The federal funds rate is now 2 percent.
The Fed’s statement mentioned–as previous ones had–that rate cuts were meant to invigorate the economy.
However, because the statement did not include the phrase "downside risks to growth remain," which had been present in previous statements, and also said that "uncertainty about the inflation outlook remains high," some sources, including CNNMoney.com, are forecasting the aggressive rate cut era is over.
And maybe that’s best, since some sources, including Forbes, reported earlier that the Fed was expected to cut its target overnight interbank loan rate from 2.25 percent to 2 percent–but that more cuts may not be enough to heal the weakened economy.
Since September, the Fed has cut the federal funds target rate by three percentage points–it was 5.25 percent. But the effect has been questionable.
Just today, the Commerce Department said that we’re facing a slowing economy.
The economy didn’t stop in the first quarter–export sales and inventory helped offset housing and other issues and let the gross domestic product increase at a 0.6 percent annual rate. But concern about its future remains.
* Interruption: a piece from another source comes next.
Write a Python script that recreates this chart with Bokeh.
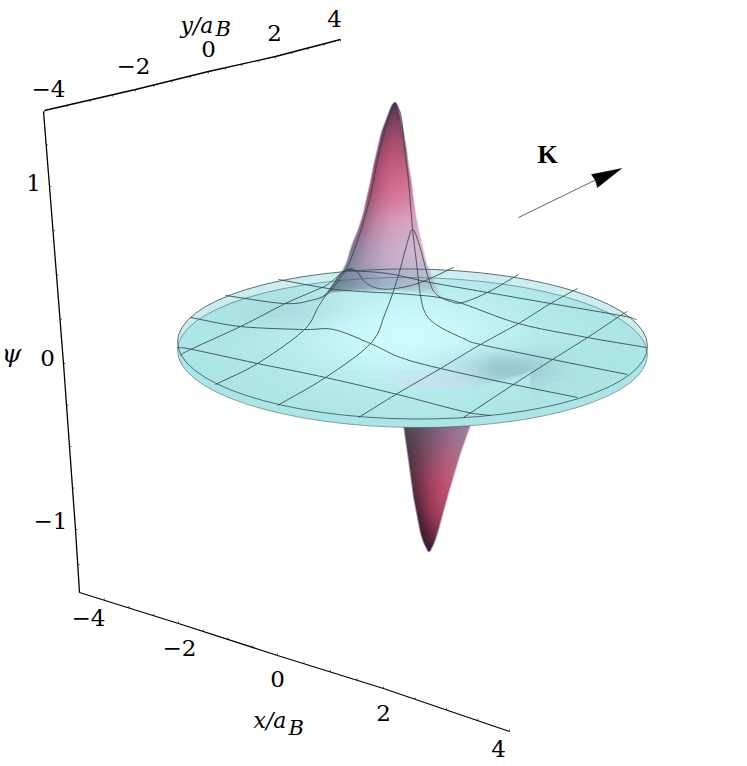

A few reasons analysts are questioning the rate cuts:
- Since the Federal Open Market Committee’s March meeting,
the cost of acquiring funds has risen by 0.33
percentage points. Banks remain nervous to lend to each other, Bloomberg says.
- Adjustable-rate mortgages–more tied to the federal funds rate than fixed-rate loans–have fallen just a half a percentage point since September; according to U.S. News and World Report, investors are still leery about buying into the foreclosure-plagued mortgage market, so rates needed to rise to attract buyers.
Higher rates don’t help homeowners struggling to make their payments. But U.S. News and World Report says the Fed’s cuts have had some influence.
"The truth is that if
[the Fed] hadn’t cut [the federal funds rate], adjustable rates would
be even higher…and the problems would be much more severe," Gus Faucher, the director of macroeconomics at Moody’s Economy.com, said in the article.
Maybe. Maybe not. Do you think that’s true?